On Tuesday morning, government officials informed the parents that they would be called and invited for a meeting, after which they agreed to stop the sit-in protest. 

‘They give us the same tale, the same lie every time’, a relative of one soldier sentenced to prison in Baku told News.am. ‘We don’t have any information… everyone we appeal to runs away; we shout to them to stop, but they don’t’. 

‘If our Prime Minister doesn’t want to meet us or doesn’t have anything to say, who should we demand our sons from?’ another parent asked. ‘They have their sons with them’. 

‘We are ordinary people; how can we negotiate with Putin?’, he said, urging Pashinyan to appeal to Russia for assistance. 

The soldiers in question were taken captive from the Hin Tagher and Khtsaberd villages, of the Hadrut region, which were under the control of Russian peacekeepers.

Their capture took place over a month after the ceasefire agreement ending the 2020 Nagorno-Karabakh War. The settlements have since passed under Azerbaijani control, despite being part of the Russian-controlled territory. 

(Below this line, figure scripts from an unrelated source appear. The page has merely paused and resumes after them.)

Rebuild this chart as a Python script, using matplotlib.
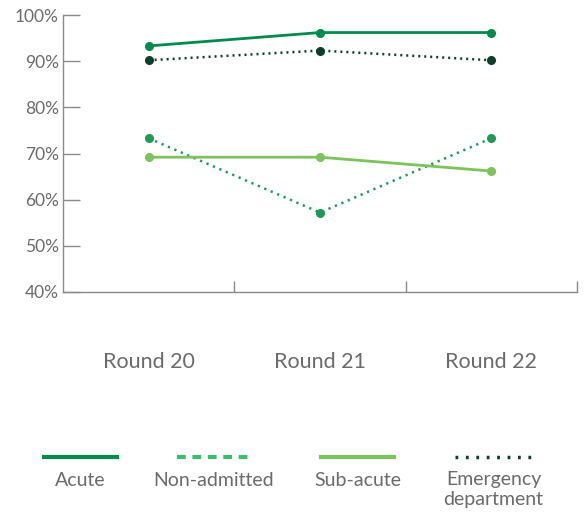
import matplotlib
matplotlib.use("Agg")
import matplotlib.pyplot as plt
from matplotlib.lines import Line2D

rounds = ["Round 20", "Round 21", "Round 22"]
acute = [93.3, 96.2, 96.2]
non_admitted = [73.3, 57.2, 73.3]
sub_acute = [69.2, 69.2, 66.2]
emergency = [90.2, 92.3, 90.2]
y_ticks = [40, 50, 60, 70, 80, 90, 100]
legend_labels = ["Acute", "Non-admitted", "Sub-acute", "Emergency\ndepartment"]

c_acute = "#038a4c"
c_non = "#1f9a55"
c_non_leg = "#3dbb6e"
c_sub = "#7cc35b"
c_ed = "#0b3f2b"
grey = "#6b6b6b"
axis_c = "#8a8a8a"

plt.rcParams['font.family'] = ['Lato', 'DejaVu Sans']

fig = plt.figure(figsize=(5.87, 5.15), dpi=100)
W, H = 587, 515
ax = fig.add_axes([63 / W, 1 - 292 / H, (577 - 63) / W, (292 - 15) / H])

x = [0.5, 1.5, 2.5]
ax.plot(x, acute, color=c_acute, lw=2.0, marker='o', ms=5.5, zorder=4)
ax.plot(x, non_admitted, color=c_non, lw=1.8, linestyle=(0, (0.9, 1.9)), marker='o', ms=5.5, zorder=3)
ax.plot(x, sub_acute, color=c_sub, lw=2.0, marker='o', ms=5.5, zorder=3)
ax.plot(x, emergency, color=c_ed, lw=1.8, linestyle=(0, (0.8, 1.6)), marker='o', ms=5.5, zorder=3)

ax.set_xlim(0, 3)
ax.set_ylim(40, 100)
ax.set_yticks(y_ticks)
ax.set_yticklabels([f"{v}%" for v in y_ticks], fontsize=12.5, color=grey)
ax.set_xticks([1, 2, 3])
ax.set_xticklabels([])
ax.tick_params(axis='y', direction='in', length=12, width=1, color=axis_c, pad=3)
ax.tick_params(axis='x', direction='in', length=8, width=1, color=axis_c)
for s in ['top', 'right']:
    ax.spines[s].set_visible(False)
for s in ['left', 'bottom']:
    ax.spines[s].set_color(axis_c)
    ax.spines[s].set_linewidth(1)

for xi, lab in zip(x, rounds):
    fig.text((63 + xi / 3 * (577 - 63)) / W, 1 - 362 / H, lab, ha='center', va='center',
             fontsize=15.5, color=grey)

# legend
leg_x = [(44, 117), (177, 250), (321, 394), (455, 532)]
styles = [dict(color=c_acute, lw=3, ls='-'),
          dict(color=c_non_leg, lw=3, ls=(0, (2.1, 1.6))),
          dict(color=c_sub, lw=3, ls='-'),
          dict(color=c_ed, lw=2.5, ls=(0, (0.8, 2.2)))]
ly = 1 - 457 / H
for (x0, x1), st, lab in zip(leg_x, styles, legend_labels):
    fig.add_artist(Line2D([x0 / W, x1 / W], [ly, ly], transform=fig.transFigure, **st))
    for i, line in enumerate(lab.split("\n")):
        fig.text((x0 + x1) / 2 / W, 1 - (480 + 20 * i) / H, line, ha='center', va='center',
                 fontsize=14, color=grey)

fig.savefig("out.png", dpi=100)
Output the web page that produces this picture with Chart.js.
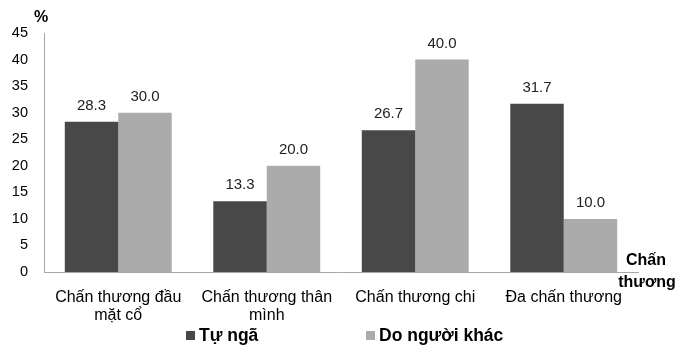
<!DOCTYPE html>
<html>
<head>
<meta charset="utf-8">
<script src="https://cdn.jsdelivr.net/npm/chart.js@4/dist/chart.umd.min.js"></script>
<style>
  html, body { margin: 0; padding: 0; background: #fff; }
  #wrap { width: 675px; height: 345px; position: relative; }
</style>
</head>
<body>
<div id="wrap"><canvas id="c"></canvas></div>
<script>
// Injury categories (two-line labels where the text wraps)
const categories = [
  ["Chấn thương đầu", "mặt cổ"],
  ["Chấn thương thân", "mình"],
  ["Chấn thương chi"],
  ["Đa chấn thương"]
];
const seriesNames = ["Tự ngã", "Do người khác"];
const selfFall = [28.3, 13.3, 26.7, 31.7];
const byOthers = [30.0, 20.0, 40.0, 10.0];
const yTicks = [0, 5, 10, 15, 20, 25, 30, 35, 40, 45];

const FONT = "'Liberation Sans', Arial, sans-serif";
const DARK = "#484848";
const LIGHT = "#ababab";
const AXIS = "#a6a6a6";

// Value labels above each bar, unit label, axis title and legend
const annotate = {
  id: "annotate",
  afterDatasetsDraw(chart) {
    const ctx = chart.ctx;
    ctx.save();
    ctx.fillStyle = "#222";
    ctx.font = "15px " + FONT;
    ctx.textAlign = "center";
    ctx.textBaseline = "alphabetic";
    chart.data.datasets.forEach((ds, i) => {
      chart.getDatasetMeta(i).data.forEach((bar, j) => {
        ctx.fillText(ds.data[j].toFixed(1), bar.x, bar.y - 12);
      });
    });
    ctx.restore();
  },
  afterDraw(chart) {
    const ctx = chart.ctx;
    const area = chart.chartArea;
    ctx.save();
    ctx.fillStyle = "#000";
    ctx.font = "bold 16px " + FONT;
    ctx.textAlign = "center";
    ctx.textBaseline = "middle";
    ctx.fillText("%", area.left - 3, 18);
    ctx.fillText("Chấn", area.right + 8, 261);
    ctx.fillText("thương", area.right + 9, 283);

    // legend
    ctx.font = "bold 17.5px " + FONT;
    ctx.textAlign = "left";
    const starts = [186, 366];
    chart.data.datasets.forEach((ds, i) => {
      const x = starts[i];
      const y = 335;
      ctx.fillStyle = ds.backgroundColor;
      ctx.fillRect(x, y - 4, 9, 9);
      ctx.fillStyle = "#000";
      ctx.fillText(ds.label, x + 13, y + 1);
    });
    ctx.restore();
  }
};

new Chart(document.getElementById("c"), {
  type: "bar",
  data: {
    labels: categories,
    datasets: [
      { label: seriesNames[0], data: selfFall, backgroundColor: DARK },
      { label: seriesNames[1], data: byOthers, backgroundColor: LIGHT }
    ]
  },
  options: {
    responsive: true,
    maintainAspectRatio: false,
    animation: false,
    devicePixelRatio: 1,
    layout: { padding: { top: 33, right: 37, bottom: 0, left: 0 } },
    plugins: {
      legend: { display: false },
      tooltip: { enabled: false }
    },
    datasets: {
      bar: { categoryPercentage: 0.72, barPercentage: 1.0 }
    },
    scales: {
      x: {
        grid: { display: false, drawTicks: false },
        border: { display: true, color: AXIS, width: 1 },
        ticks: {
          color: "#000",
          font: { family: FONT, size: 16, lineHeight: 1.15 },
          padding: 16,
          maxRotation: 0,
          autoSkip: false
        },
        afterFit(scale) { scale.height = 73; }
      },
      y: {
        min: 0,
        max: 45,
        afterBuildTicks(scale) { scale.ticks = yTicks.map(v => ({ value: v })); },
        grid: { display: false, drawTicks: false },
        border: { display: true, color: AXIS, width: 1 },
        ticks: {
          color: "#000",
          font: { family: FONT, size: 14.5 },
          padding: 16
        },
        afterFit(scale) { scale.width = 44; }
      }
    }
  },
  plugins: [annotate]
});
</script>
</body>
</html>
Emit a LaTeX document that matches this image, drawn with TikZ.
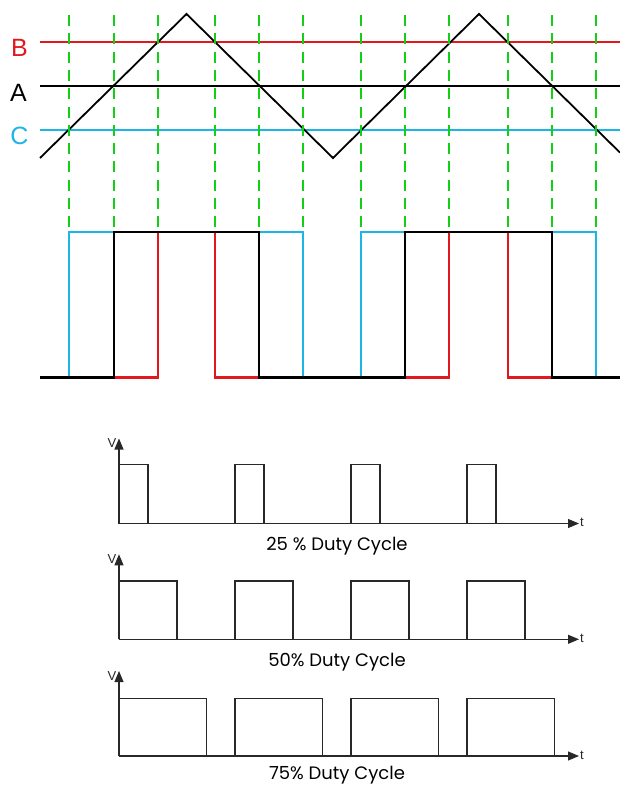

According to the Armenian government, 39 Armenian soldiers and civilians are currently held captive in Azerbaijan where they are sentenced to up to 15 years of imprisonment in Baku on ‘terrorism’ charges.  Armenian lawyers representing the relatives of prisoners of war in international courts claim, however, to have information about over a hundred Armenian captives in Azerbaijan. 

Since the end of the Second Nagorno-Karabakh war, Azerbaijan has returned 150 Armenian captives and prisoners of war.

Despite having agreed to release prisoners of war as part of the 9 November ceasefire agreement and receiving additional calls from the international community to do so, Azerbaijan refuses to return the prisoners. 

In a call with Azerbaijani president Ilham Aliyev in late July, the US Secretary of State Antony Blinken called for the release of ‘all remaining Armenian detainees’.  

The most recent return of Armenian captives, negotiated by the EU, took place in February. 

In May, Pashinyan stated that Aliyev had broken another agreement reached in Brussels in Spring. He claimed that while Armenia had provided Azerbaijan with maps of minefields, Azerbaijan had failed to deliver on their part of the agreement by returning Armenian prisoners of war. 

He claimed that Aliyev was using the prisoners as leverage in negotiations.

‘This is using people for political purposes and making them a subject of trade, which is condemnable.’

According to Armenia, there are also still 183 soldiers and 20 civilians considered to be missing, but search and rescue operations in the territories Azerbaijan took control over since the war stopped a few months ago. As of June, Armenia was negotiating to resume operations to find the remains of the missing.